Tom Bartel is known for his “disturbing yet humorous” fragmented figures that often take cues from a “shotgun blast” of influences ranging from antiquity to popular culture.

Bartel has exhibited, lectured and taught workshops extensively throughout the United States (Including 20 solo exhibitions), and has exhibited in Japan and Korea. In the summer of 2005 he conducted professional research in Canada, Spain, and Italy and will travel to the Czech Republic in the summer of 2006. Bartel’s work is included in numerous public and private collections including the San Angelo Museum of Art, The Kinsey Institute, The FuLe International Ceramic Art Museums, Fuping, China. He has received Individual Artist Fellowships from the Pennsylvania Arts Council and the Kentucky Arts Council. He has numerous publications to his credit, most recently Ceramics Monthly, “Challenging Beauty; The Sculpture of Tom Bartel.”

Clay is my chosen material; ceramics is my chosen medium. I cannot do what I do with any other material or process; clay and its firing process usually allow me to manifest my ideas best.

I have always been fascinated by human form and tend to use this as a starting point in my work. My work questions various stages of life, which are determined primarily by the biological development of the body from birth to death. I see the human life cycle as an experience containing many beginnings and endings many “births and deaths”; the connection between the beginning and ending of life is a continual source of inspiration. I am observant of how powerful time can be and am intrigued by the many ways in which we are affected by its passage. The changes that take place over time are frighteningly subtle.

Some of my work is directly concerned with the relationship between clothing and growth and clothing and skin. Each has the potential to encompass physical as well as emotional concerns. The body, when patterned, usually refers to clothing, to some degree. I enjoy the ambiguity that this situation presents. Furthermore, I see our clothing and/or appearance as being capable of summing up who or what we are yet it is only a facade; the ideas of mask, disguise, transformation and identity are fundamental to my concerns.

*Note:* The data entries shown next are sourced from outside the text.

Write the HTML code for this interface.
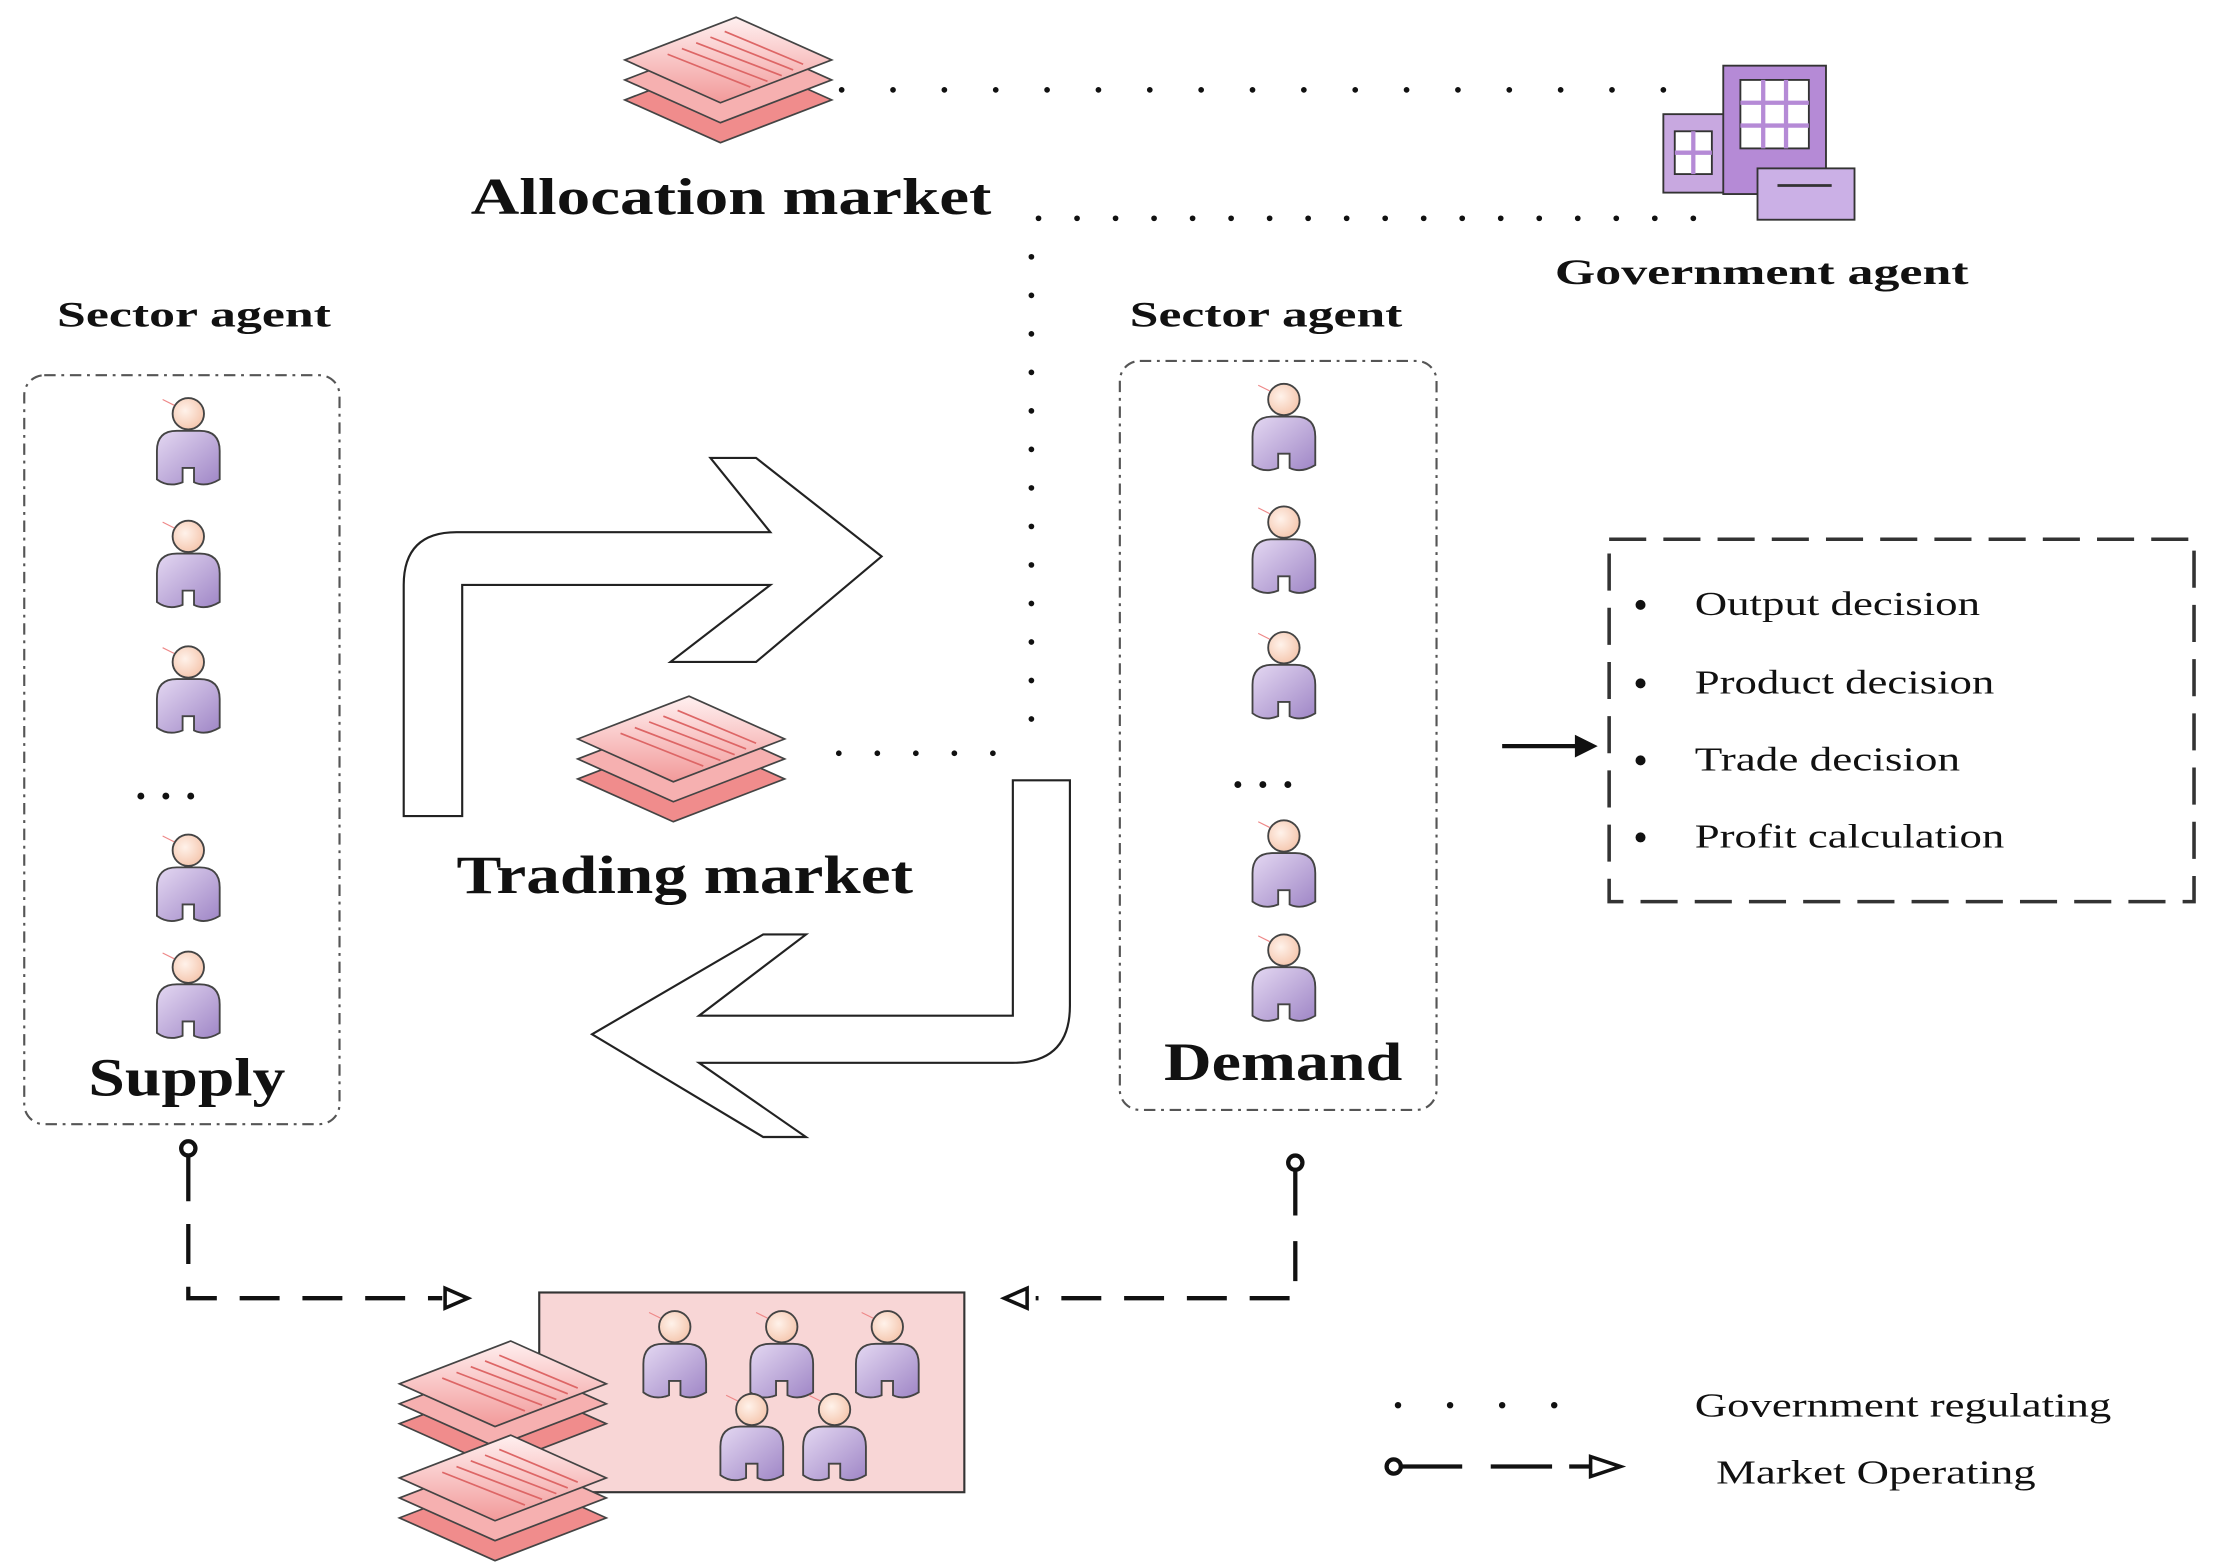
<!DOCTYPE html>
<html><head><meta charset="utf-8"><style>
html,body{margin:0;padding:0;background:#fff;}
svg{display:block;}
text{font-family:"Liberation Serif",serif;fill:#111;}
</style></head><body>
<svg width="2214" height="1565" viewBox="0 0 1552 1097" xmlns="http://www.w3.org/2000/svg">
<defs>
<linearGradient id="bodyg" x1="0" y1="0" x2="1" y2="1"><stop offset="0" stop-color="#e4d8f2"/><stop offset="1" stop-color="#9f86c6"/></linearGradient>
<radialGradient id="headg" cx="0.4" cy="0.4" r="0.7"><stop offset="0" stop-color="#fff2ea"/><stop offset="1" stop-color="#f4c2a8"/></radialGradient>
<linearGradient id="sheet" x1="0" y1="0" x2="0" y2="1"><stop offset="0" stop-color="#fff0f0"/><stop offset="1" stop-color="#f29a9a"/></linearGradient>
<symbol id="p" viewBox="-26 -36 52 72" overflow="visible">
<path d="M-22,26 L-22,6 Q-22,-8 -8,-8 L8,-8 Q22,-8 22,6 L22,26 Q12,32 4,28 L4,18 L-4,18 L-4,28 Q-14,32 -22,26 Z" fill="url(#bodyg)" stroke="#444" stroke-width="1.3"/>
<circle cx="0" cy="-20" r="11" fill="url(#headg)" stroke="#444" stroke-width="1.3"/>
<line x1="-18" y1="-30" x2="-10" y2="-26" stroke="#e88" stroke-width="0.8"/>
</symbol>
<symbol id="d" viewBox="0 0 145 90" overflow="visible">
<g stroke="#444" stroke-width="1.2">
<polygon points="0,58 78,28 145,58 67,88" fill="#f08c8c"/>
<polygon points="0,44 78,14 145,44 67,74" fill="#f6b0b0"/>
<polygon points="0,30 78,0 145,30 67,60" fill="url(#sheet)"/>
</g>
<g stroke="#d66" stroke-width="1.2">
<line x1="40" y1="22" x2="100" y2="45"/><line x1="50" y1="18" x2="110" y2="41"/><line x1="60" y1="14" x2="118" y2="37"/><line x1="70" y1="10" x2="125" y2="33"/><line x1="30" y1="26" x2="88" y2="49"/>
</g>
</symbol>
</defs>

<use href="#d" x="438" y="12" width="145" height="90"/>
<line x1="590" y1="63" x2="1190" y2="63" stroke="#111" stroke-width="4" stroke-dasharray="0 36" stroke-linecap="round"/>
<text x="330" y="150" font-size="36" font-weight="bold" textLength="365" lengthAdjust="spacingAndGlyphs">Allocation market</text>
<line x1="728" y1="153" x2="1200" y2="153" stroke="#111" stroke-width="4" stroke-dasharray="0 27" stroke-linecap="round"/>
<line x1="723" y1="180" x2="723" y2="520" stroke="#111" stroke-width="4" stroke-dasharray="0 27" stroke-linecap="round"/>
<line x1="588" y1="528" x2="723" y2="528" stroke="#111" stroke-width="4" stroke-dasharray="0 27" stroke-linecap="round"/>

<g stroke="#333" stroke-width="1.3">
<rect x="1166" y="80" width="46" height="55" fill="#c8a8e0"/>
<rect x="1208" y="46" width="72" height="90" fill="#b58ad6"/>
<rect x="1232" y="118" width="68" height="36" fill="#cbb0e6"/>
<rect x="1220" y="56" width="48" height="48" fill="#fff"/>
<rect x="1174" y="92" width="26" height="30" fill="#fff"/>
</g>
<g stroke="#b58ad6" stroke-width="3"><line x1="1236" y1="56" x2="1236" y2="104"/><line x1="1252" y1="56" x2="1252" y2="104"/><line x1="1220" y1="72" x2="1268" y2="72"/><line x1="1220" y1="88" x2="1268" y2="88"/><line x1="1187" y1="92" x2="1187" y2="122"/><line x1="1174" y1="107" x2="1200" y2="107"/></g>
<line x1="1246" y1="130" x2="1284" y2="130" stroke="#333" stroke-width="2"/>
<text x="1090" y="199" font-size="25" font-weight="bold" textLength="290" lengthAdjust="spacingAndGlyphs">Government agent</text>

<text x="40" y="229" font-size="25" font-weight="bold" textLength="192" lengthAdjust="spacingAndGlyphs">Sector agent</text>
<text x="792" y="229" font-size="25" font-weight="bold" textLength="191" lengthAdjust="spacingAndGlyphs">Sector agent</text>
<rect x="17" y="263" width="221" height="525" rx="14" fill="none" stroke="#555" stroke-width="1.5" stroke-dasharray="8 4 2 4"/>
<rect x="785" y="253" width="222" height="525" rx="14" fill="none" stroke="#555" stroke-width="1.5" stroke-dasharray="8 4 2 4"/>
<use href="#p" x="106" y="274" width="52" height="72"/>
<use href="#p" x="106" y="360" width="52" height="72"/>
<use href="#p" x="106" y="448" width="52" height="72"/>
<use href="#p" x="106" y="580" width="52" height="72"/>
<use href="#p" x="106" y="662" width="52" height="72"/>
<text x="95" y="560" font-size="30" font-weight="bold" letter-spacing="10">...</text>
<text x="62" y="768" font-size="38" font-weight="bold" textLength="138" lengthAdjust="spacingAndGlyphs">Supply</text>
<use href="#p" x="874" y="264" width="52" height="72"/>
<use href="#p" x="874" y="350" width="52" height="72"/>
<use href="#p" x="874" y="438" width="52" height="72"/>
<use href="#p" x="874" y="570" width="52" height="72"/>
<use href="#p" x="874" y="650" width="52" height="72"/>
<text x="864" y="552" font-size="30" font-weight="bold" letter-spacing="10">...</text>
<text x="816" y="757" font-size="38" font-weight="bold" textLength="167" lengthAdjust="spacingAndGlyphs">Demand</text>

<path d="M283,572 L283,410 Q283,373 320,373 L540,373 L498,321 L530,321 L618,390 L530,464 L470,464 L540,410 L324,410 L324,572 Z" fill="#fff" stroke="#222" stroke-width="1.5"/>
<path d="M750,547 L750,705 Q750,745 710,745 L490,745 L565,797 L535,797 L415,725 L535,655 L565,655 L490,712 L710,712 L710,547 Z" fill="#fff" stroke="#222" stroke-width="1.5"/>
<use href="#d" x="405" y="488" width="145" height="90"/>
<text x="320" y="626" font-size="38" font-weight="bold" textLength="320" lengthAdjust="spacingAndGlyphs">Trading market</text>

<rect x="1128" y="378" width="410" height="254" fill="none" stroke="#333" stroke-width="2.5" stroke-dasharray="26 12"/>
<g font-size="24">
<circle cx="1150" cy="424" r="3.5" fill="#111"/><text x="1188" y="431" textLength="200" lengthAdjust="spacingAndGlyphs">Output decision</text>
<circle cx="1150" cy="479" r="3.5" fill="#111"/><text x="1188" y="486" textLength="210" lengthAdjust="spacingAndGlyphs">Product decision</text>
<circle cx="1150" cy="533" r="3.5" fill="#111"/><text x="1188" y="540" textLength="186" lengthAdjust="spacingAndGlyphs">Trade decision</text>
<circle cx="1150" cy="587" r="3.5" fill="#111"/><text x="1188" y="594" textLength="217" lengthAdjust="spacingAndGlyphs">Profit calculation</text>
</g>
<line x1="1053" y1="523" x2="1108" y2="523" stroke="#111" stroke-width="3"/>
<polygon points="1120,523 1104,515 1104,531" fill="#111"/>

<g stroke="#111" stroke-width="3" fill="none">
<circle cx="132" cy="805" r="5" fill="#fff"/>
<line x1="132" y1="810" x2="132" y2="842"/>
<path d="M132,858 L132,910 L310,910" stroke-dasharray="28 16"/>
<polygon points="312,903 312,917 328,910" fill="#fff" stroke-width="2.5"/>
<circle cx="908" cy="815" r="5" fill="#fff"/>
<line x1="908" y1="820" x2="908" y2="852"/>
<path d="M908,870 L908,910 L726,910" stroke-dasharray="28 16"/>
<polygon points="720,903 720,917 704,910" fill="#fff" stroke-width="2.5"/>
</g>

<rect x="378" y="906" width="298" height="140" fill="#f8d6d6" stroke="#333" stroke-width="1.5"/>
<use href="#d" x="280" y="940" width="145" height="90"/>
<use href="#d" x="280" y="1006" width="145" height="90"/>
<use href="#p" x="447" y="914" width="52" height="72"/>
<use href="#p" x="522" y="914" width="52" height="72"/>
<use href="#p" x="596" y="914" width="52" height="72"/>
<use href="#p" x="501" y="972" width="52" height="72"/>
<use href="#p" x="559" y="972" width="52" height="72"/>

<line x1="980" y1="985" x2="1126" y2="985" stroke="#111" stroke-width="4.5" stroke-dasharray="0 36.5" stroke-linecap="round"/>
<text x="1188" y="993" font-size="24" textLength="292" lengthAdjust="spacingAndGlyphs">Government regulating</text>
<g stroke="#111" stroke-width="3" fill="none">
<circle cx="977" cy="1028" r="5" fill="#fff"/>
<line x1="982" y1="1028" x2="1025" y2="1028"/>
<line x1="1045" y1="1028" x2="1088" y2="1028"/>
<line x1="1100" y1="1028" x2="1115" y2="1028"/>
<polygon points="1115,1021 1115,1035 1136,1028" fill="#fff" stroke-width="2.5"/>
</g>
<text x="1203" y="1040" font-size="24" textLength="224" lengthAdjust="spacingAndGlyphs">Market Operating</text>
</svg>
</body></html>
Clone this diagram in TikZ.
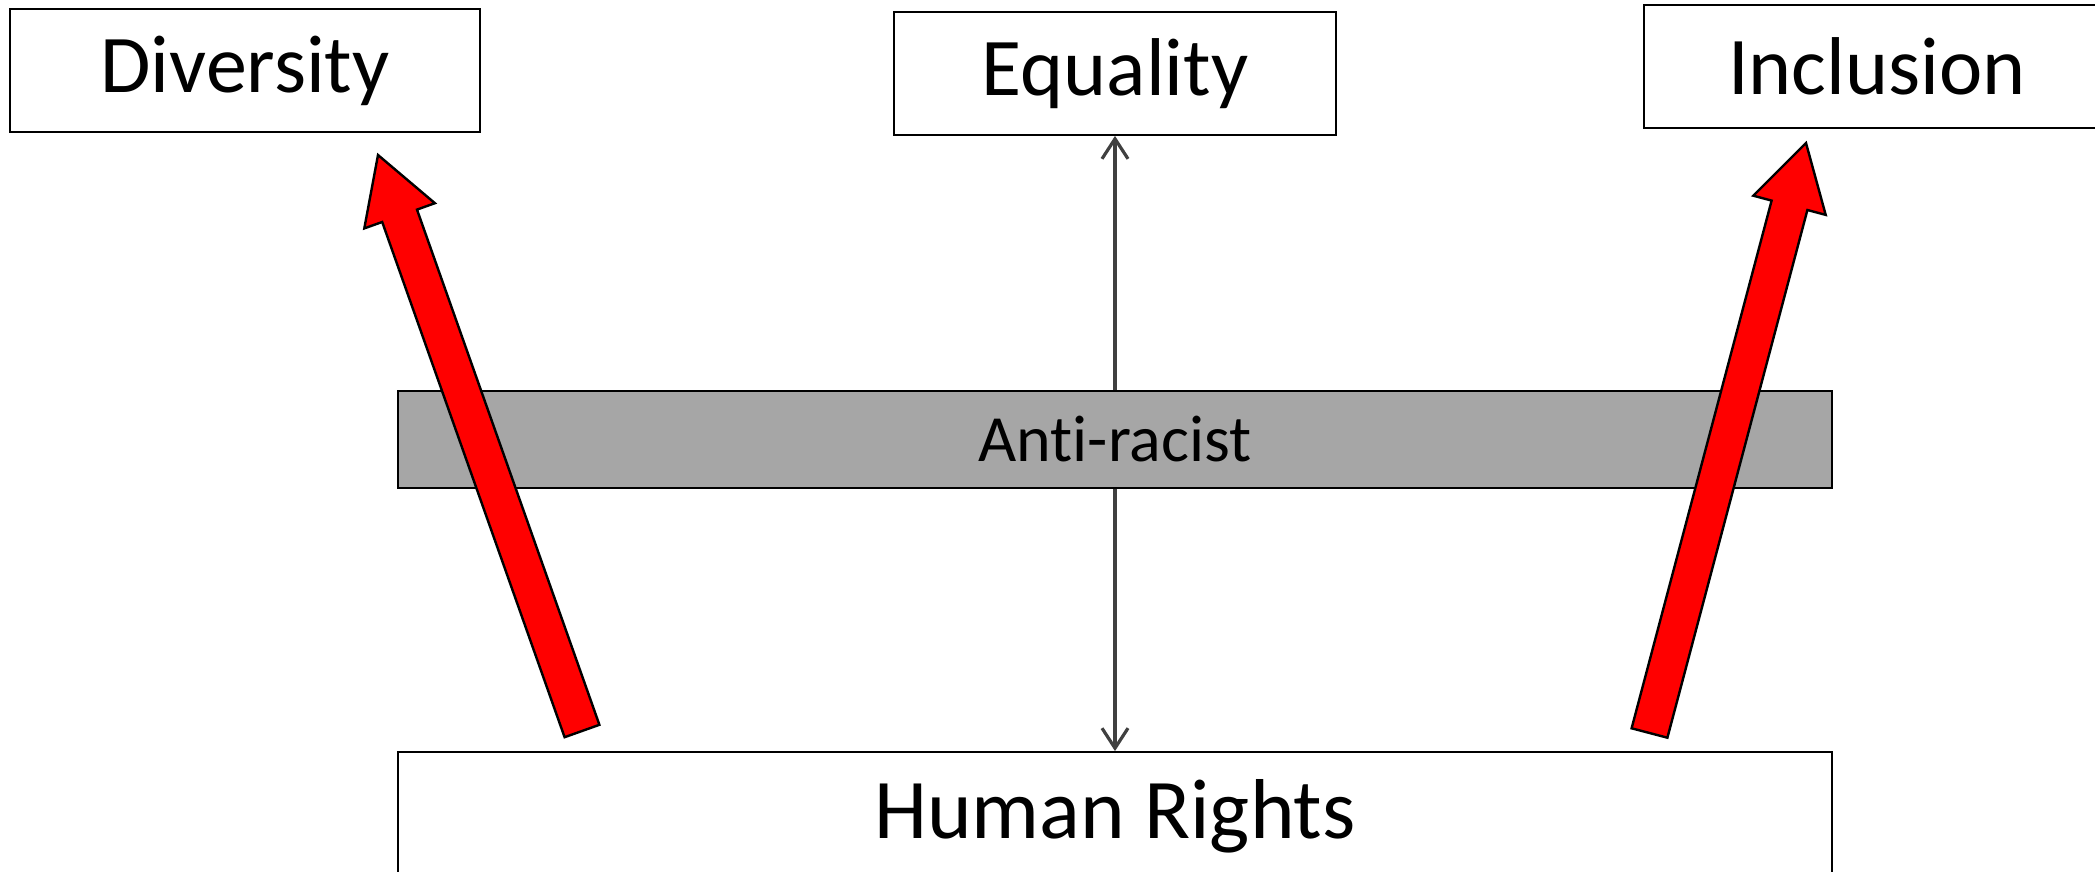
\documentclass[tikz,border=0pt]{standalone}
\usepackage{fontspec}
\setmainfont[Ligatures=NoCommon]{Carlito}
\usetikzlibrary{arrows.meta}
\definecolor{bargray}{HTML}{A6A6A6}
\definecolor{linegray}{HTML}{404040}
\begin{document}
\begin{tikzpicture}[x=0.5pt,y=-0.5pt,
  box/.style={draw=black,line width=0.9pt,fill=white,inner sep=0pt,font=\fontsize{41}{49}\selectfont},
  bar/.style={draw=black,line width=0.9pt,fill=bargray,inner sep=0pt,font=\fontsize{33}{40}\selectfont},
  redarrow/.style={draw=black,fill=red,line width=1.2pt,line join=miter},
  link/.style={draw=linegray,line width=1.6pt,{Straight Barb[length=10pt,width=13pt,line width=1.6pt]}-{Straight Barb[length=10pt,width=13pt,line width=1.6pt]}}]
\useasboundingbox (0,0) rectangle (2095,872);
\clip (0,0) rectangle (2095,872);
\fill[white] (0,0) rectangle (2095,872);
\node[box,minimum width=235pt,minimum height=61.5pt] (div) at (245,70.5) {Diversity};
\node[box,minimum width=221pt,minimum height=61.5pt] (eq) at (1115,73.5) {Equality};
\node[box,minimum width=233pt,minimum height=61.5pt] (inc) at (1877,66.5) {Inclusion};
\node[box,minimum width=717pt,minimum height=64pt,font=\fontsize{42.5}{50}\selectfont] (hr) at (1115,816) {Human Rights};
\draw[link] (eq.south) -- (hr.north);
\node[bar,minimum width=717pt,minimum height=48.5pt] (ar) at (1115,439.5) {Anti-racist};
\draw[redarrow] (564.6,737.2) -- (382.2,222.0) -- (364.3,228.4) -- (378,155) -- (434.9,203.2) -- (417.0,209.6) -- (599.4,724.8) -- cycle;
\draw[redarrow] (1631.6,728.3) -- (1771.6,200.6) -- (1753.3,195.7) -- (1806,143) -- (1825.7,214.9) -- (1807.4,210.0) -- (1667.4,737.7) -- cycle;
\end{tikzpicture}
\end{document}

The ceramic surfaces I obtain are a vital component of my work through which I intend to confront the viewer’s attention with the outermost “skin” of the work. I am attracted to heavily worn, patinated surfaces that reveal the “history” of an object. I see our skin as having the same potential as the surfaces by which I am intrigued. Throughout our life as we age our appearance inevitably and slowly changes and in the process our skin records this story.